What is expected –
Leave out every picture, and retype exactly the lines from the line with "Generate a web" through the line with "Chart.defaults.color = '#000000';", both ends included.

Material to process –
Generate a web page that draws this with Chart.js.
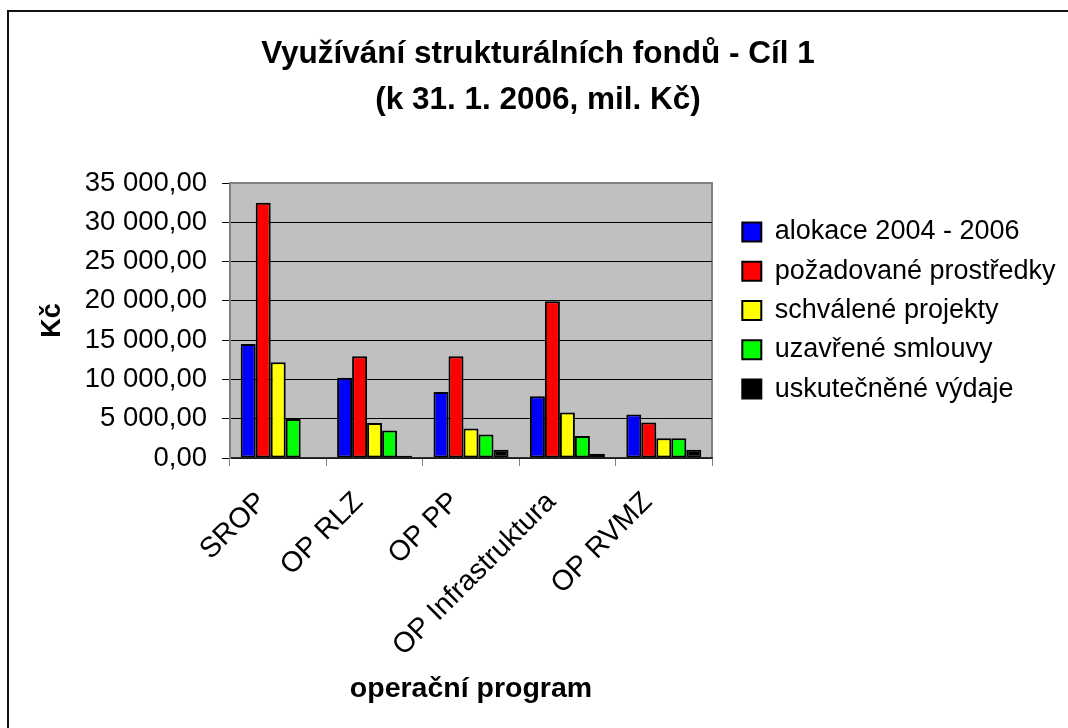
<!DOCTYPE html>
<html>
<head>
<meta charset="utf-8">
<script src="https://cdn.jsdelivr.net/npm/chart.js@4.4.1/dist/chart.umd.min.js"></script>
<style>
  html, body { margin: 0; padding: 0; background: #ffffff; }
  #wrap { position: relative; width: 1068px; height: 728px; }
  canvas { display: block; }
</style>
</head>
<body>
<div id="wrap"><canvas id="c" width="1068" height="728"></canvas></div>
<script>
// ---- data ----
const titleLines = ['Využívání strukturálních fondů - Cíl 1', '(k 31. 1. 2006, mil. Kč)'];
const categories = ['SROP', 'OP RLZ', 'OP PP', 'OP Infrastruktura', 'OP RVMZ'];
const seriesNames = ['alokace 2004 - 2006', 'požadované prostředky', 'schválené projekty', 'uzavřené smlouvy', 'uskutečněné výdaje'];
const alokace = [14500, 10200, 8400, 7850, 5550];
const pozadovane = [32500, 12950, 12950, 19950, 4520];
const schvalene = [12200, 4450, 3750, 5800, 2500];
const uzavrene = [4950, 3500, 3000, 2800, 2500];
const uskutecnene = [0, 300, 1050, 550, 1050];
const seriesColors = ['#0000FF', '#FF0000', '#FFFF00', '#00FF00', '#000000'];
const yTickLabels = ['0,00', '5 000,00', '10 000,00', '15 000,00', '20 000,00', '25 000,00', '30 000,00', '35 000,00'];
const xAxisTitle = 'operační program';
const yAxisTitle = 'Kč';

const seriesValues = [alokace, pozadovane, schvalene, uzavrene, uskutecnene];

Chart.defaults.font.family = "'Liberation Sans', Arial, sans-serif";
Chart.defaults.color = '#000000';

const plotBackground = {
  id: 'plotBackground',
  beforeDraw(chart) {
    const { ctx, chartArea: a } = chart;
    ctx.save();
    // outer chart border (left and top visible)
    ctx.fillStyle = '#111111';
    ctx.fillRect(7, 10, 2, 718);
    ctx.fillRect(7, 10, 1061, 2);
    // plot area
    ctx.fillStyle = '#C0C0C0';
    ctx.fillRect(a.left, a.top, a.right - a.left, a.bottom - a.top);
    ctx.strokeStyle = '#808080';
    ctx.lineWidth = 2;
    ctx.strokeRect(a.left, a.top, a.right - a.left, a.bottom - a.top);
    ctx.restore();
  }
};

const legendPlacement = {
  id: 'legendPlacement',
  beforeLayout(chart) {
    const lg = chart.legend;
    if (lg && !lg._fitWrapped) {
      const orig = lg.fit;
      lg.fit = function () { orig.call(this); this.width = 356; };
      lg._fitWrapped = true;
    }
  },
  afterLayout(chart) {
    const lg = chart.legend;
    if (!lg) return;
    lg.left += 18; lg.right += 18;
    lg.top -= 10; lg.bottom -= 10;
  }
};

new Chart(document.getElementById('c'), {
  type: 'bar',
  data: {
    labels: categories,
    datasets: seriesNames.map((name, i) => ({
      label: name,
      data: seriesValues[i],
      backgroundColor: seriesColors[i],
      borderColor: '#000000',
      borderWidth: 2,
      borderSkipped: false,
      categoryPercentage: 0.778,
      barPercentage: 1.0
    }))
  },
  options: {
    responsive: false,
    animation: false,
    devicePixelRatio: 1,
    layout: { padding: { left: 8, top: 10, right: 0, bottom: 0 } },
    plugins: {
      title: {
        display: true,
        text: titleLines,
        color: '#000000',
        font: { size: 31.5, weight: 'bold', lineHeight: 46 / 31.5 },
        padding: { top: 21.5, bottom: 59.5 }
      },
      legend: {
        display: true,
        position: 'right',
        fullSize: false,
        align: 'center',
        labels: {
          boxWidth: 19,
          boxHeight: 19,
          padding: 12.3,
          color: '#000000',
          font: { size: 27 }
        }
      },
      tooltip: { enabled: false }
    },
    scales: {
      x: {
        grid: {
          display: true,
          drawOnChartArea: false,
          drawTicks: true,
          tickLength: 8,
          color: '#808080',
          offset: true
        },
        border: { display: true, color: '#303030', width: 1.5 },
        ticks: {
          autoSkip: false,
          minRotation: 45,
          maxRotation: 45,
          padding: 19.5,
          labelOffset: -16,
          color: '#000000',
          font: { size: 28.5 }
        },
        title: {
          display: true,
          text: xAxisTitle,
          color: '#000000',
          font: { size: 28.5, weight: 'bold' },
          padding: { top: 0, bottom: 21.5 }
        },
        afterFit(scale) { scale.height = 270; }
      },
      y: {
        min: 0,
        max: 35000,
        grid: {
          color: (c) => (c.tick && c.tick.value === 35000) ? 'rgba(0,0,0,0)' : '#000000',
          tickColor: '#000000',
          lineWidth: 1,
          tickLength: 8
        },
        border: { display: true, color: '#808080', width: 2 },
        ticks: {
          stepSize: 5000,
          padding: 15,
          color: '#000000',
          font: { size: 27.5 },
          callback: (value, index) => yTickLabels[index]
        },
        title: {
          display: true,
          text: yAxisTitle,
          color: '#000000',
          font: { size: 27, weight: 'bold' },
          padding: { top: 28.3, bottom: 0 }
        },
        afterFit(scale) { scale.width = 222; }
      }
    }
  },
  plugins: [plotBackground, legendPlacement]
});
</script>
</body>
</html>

==

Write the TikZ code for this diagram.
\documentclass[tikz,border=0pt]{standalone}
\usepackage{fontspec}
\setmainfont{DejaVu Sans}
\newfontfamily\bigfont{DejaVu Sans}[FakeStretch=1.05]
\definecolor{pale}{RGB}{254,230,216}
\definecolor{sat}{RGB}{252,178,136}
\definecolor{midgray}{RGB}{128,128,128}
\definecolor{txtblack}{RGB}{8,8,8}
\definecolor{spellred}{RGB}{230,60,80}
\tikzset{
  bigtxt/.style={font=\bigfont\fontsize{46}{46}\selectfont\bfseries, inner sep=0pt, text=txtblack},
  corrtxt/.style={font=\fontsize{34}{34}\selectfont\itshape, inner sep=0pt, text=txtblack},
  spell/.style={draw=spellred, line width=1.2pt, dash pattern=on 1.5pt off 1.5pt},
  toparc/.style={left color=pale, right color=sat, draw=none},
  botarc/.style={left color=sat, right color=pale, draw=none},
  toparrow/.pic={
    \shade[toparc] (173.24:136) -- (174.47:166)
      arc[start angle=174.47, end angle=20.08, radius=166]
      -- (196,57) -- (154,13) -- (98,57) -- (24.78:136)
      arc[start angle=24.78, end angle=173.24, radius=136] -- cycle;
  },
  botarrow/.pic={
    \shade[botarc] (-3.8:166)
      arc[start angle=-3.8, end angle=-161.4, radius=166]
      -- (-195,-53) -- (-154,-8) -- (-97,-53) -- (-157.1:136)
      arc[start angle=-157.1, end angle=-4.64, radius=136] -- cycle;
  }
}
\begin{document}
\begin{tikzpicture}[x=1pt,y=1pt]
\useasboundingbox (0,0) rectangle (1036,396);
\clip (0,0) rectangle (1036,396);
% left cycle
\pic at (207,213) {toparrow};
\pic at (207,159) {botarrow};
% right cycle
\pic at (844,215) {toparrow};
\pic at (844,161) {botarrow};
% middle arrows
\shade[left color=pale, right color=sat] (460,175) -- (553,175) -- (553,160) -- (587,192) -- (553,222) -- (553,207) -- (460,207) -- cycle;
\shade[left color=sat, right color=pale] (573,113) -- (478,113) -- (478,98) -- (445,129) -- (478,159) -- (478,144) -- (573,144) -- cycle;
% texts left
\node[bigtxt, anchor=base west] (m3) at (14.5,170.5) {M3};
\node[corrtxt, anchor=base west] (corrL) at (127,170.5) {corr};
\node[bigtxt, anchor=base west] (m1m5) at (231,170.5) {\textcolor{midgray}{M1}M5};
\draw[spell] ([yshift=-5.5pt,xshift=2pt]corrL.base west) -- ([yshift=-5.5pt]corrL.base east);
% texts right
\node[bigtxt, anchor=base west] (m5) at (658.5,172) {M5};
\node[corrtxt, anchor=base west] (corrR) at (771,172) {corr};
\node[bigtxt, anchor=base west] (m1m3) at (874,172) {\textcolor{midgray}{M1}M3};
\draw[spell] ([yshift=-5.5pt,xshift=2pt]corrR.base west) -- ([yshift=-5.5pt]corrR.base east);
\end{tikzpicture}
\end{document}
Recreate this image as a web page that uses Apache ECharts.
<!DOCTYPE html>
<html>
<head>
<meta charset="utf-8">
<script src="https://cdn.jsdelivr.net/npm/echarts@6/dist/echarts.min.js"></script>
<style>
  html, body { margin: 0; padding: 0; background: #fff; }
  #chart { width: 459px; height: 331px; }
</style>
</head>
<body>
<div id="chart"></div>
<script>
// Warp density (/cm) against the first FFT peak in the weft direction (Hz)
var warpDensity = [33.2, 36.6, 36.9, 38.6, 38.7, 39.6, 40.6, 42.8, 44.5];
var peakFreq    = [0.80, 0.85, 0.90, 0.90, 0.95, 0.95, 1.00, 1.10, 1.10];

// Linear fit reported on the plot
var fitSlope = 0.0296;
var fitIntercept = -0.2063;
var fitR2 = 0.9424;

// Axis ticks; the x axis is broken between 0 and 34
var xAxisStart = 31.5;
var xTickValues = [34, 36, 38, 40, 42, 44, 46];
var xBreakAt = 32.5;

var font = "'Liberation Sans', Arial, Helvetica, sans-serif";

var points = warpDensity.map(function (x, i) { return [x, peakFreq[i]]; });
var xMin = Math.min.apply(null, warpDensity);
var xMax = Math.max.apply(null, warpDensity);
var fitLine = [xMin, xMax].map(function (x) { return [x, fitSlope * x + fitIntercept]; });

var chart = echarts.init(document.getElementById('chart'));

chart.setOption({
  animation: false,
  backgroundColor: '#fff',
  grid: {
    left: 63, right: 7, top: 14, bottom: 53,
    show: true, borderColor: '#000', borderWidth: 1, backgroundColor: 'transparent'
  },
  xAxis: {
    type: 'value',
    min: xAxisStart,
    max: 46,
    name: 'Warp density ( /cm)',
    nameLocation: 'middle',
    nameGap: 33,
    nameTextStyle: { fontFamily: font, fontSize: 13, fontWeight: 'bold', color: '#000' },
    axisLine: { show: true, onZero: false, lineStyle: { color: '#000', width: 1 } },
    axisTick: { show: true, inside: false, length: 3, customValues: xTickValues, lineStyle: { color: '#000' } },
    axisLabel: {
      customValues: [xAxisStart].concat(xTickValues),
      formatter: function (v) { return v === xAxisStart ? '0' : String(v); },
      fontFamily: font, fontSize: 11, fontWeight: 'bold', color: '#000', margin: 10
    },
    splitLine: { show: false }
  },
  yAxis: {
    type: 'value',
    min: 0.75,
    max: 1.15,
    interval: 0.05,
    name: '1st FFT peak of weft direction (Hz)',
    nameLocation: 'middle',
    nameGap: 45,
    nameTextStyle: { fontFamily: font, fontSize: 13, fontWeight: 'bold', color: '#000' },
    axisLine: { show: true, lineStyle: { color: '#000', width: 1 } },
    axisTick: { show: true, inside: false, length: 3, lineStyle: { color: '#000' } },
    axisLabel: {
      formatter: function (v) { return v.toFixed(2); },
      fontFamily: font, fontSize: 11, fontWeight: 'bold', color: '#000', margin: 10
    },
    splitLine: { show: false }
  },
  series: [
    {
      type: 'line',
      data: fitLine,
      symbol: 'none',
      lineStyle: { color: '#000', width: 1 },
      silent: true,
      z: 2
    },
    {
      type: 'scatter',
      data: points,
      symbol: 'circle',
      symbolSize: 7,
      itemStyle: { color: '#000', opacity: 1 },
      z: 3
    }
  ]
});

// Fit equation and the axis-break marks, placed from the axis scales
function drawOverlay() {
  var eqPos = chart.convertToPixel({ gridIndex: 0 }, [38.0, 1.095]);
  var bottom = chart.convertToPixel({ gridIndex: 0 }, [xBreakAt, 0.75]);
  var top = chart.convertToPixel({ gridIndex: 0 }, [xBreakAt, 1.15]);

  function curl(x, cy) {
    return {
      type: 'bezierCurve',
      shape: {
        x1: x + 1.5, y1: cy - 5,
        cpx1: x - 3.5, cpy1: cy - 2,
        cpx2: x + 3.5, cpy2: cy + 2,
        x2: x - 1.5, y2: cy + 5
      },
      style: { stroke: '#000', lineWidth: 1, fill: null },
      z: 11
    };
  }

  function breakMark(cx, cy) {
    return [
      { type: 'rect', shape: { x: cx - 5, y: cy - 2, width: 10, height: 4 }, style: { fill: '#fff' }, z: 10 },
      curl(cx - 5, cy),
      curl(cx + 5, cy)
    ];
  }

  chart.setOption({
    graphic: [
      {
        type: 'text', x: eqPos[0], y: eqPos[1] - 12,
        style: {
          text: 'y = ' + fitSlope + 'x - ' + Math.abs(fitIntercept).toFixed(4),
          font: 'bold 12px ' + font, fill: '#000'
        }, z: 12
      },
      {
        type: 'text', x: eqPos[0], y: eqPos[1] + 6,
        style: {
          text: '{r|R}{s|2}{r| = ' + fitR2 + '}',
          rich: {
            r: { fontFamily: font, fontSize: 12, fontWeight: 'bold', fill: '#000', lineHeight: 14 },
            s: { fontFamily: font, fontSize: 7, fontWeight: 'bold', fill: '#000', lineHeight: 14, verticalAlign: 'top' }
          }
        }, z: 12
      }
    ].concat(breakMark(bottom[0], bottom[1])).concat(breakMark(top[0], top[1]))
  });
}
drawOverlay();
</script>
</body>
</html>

Task output –
Generate a web page that draws this with Chart.js.
<!DOCTYPE html>
<html>
<head>
<meta charset="utf-8">
<script src="https://cdn.jsdelivr.net/npm/chart.js@4.4.1/dist/chart.umd.min.js"></script>
<style>
  html, body { margin: 0; padding: 0; background: #ffffff; }
  #wrap { position: relative; width: 1068px; height: 728px; }
  canvas { display: block; }
</style>
</head>
<body>
<div id="wrap"><canvas id="c" width="1068" height="728"></canvas></div>
<script>
// ---- data ----
const titleLines = ['Využívání strukturálních fondů - Cíl 1', '(k 31. 1. 2006, mil. Kč)'];
const categories = ['SROP', 'OP RLZ', 'OP PP', 'OP Infrastruktura', 'OP RVMZ'];
const seriesNames = ['alokace 2004 - 2006', 'požadované prostředky', 'schválené projekty', 'uzavřené smlouvy', 'uskutečněné výdaje'];
const alokace = [14500, 10200, 8400, 7850, 5550];
const pozadovane = [32500, 12950, 12950, 19950, 4520];
const schvalene = [12200, 4450, 3750, 5800, 2500];
const uzavrene = [4950, 3500, 3000, 2800, 2500];
const uskutecnene = [0, 300, 1050, 550, 1050];
const seriesColors = ['#0000FF', '#FF0000', '#FFFF00', '#00FF00', '#000000'];
const yTickLabels = ['0,00', '5 000,00', '10 000,00', '15 000,00', '20 000,00', '25 000,00', '30 000,00', '35 000,00'];
const xAxisTitle = 'operační program';
const yAxisTitle = 'Kč';

const seriesValues = [alokace, pozadovane, schvalene, uzavrene, uskutecnene];

Chart.defaults.font.family = "'Liberation Sans', Arial, sans-serif";
Chart.defaults.color = '#000000';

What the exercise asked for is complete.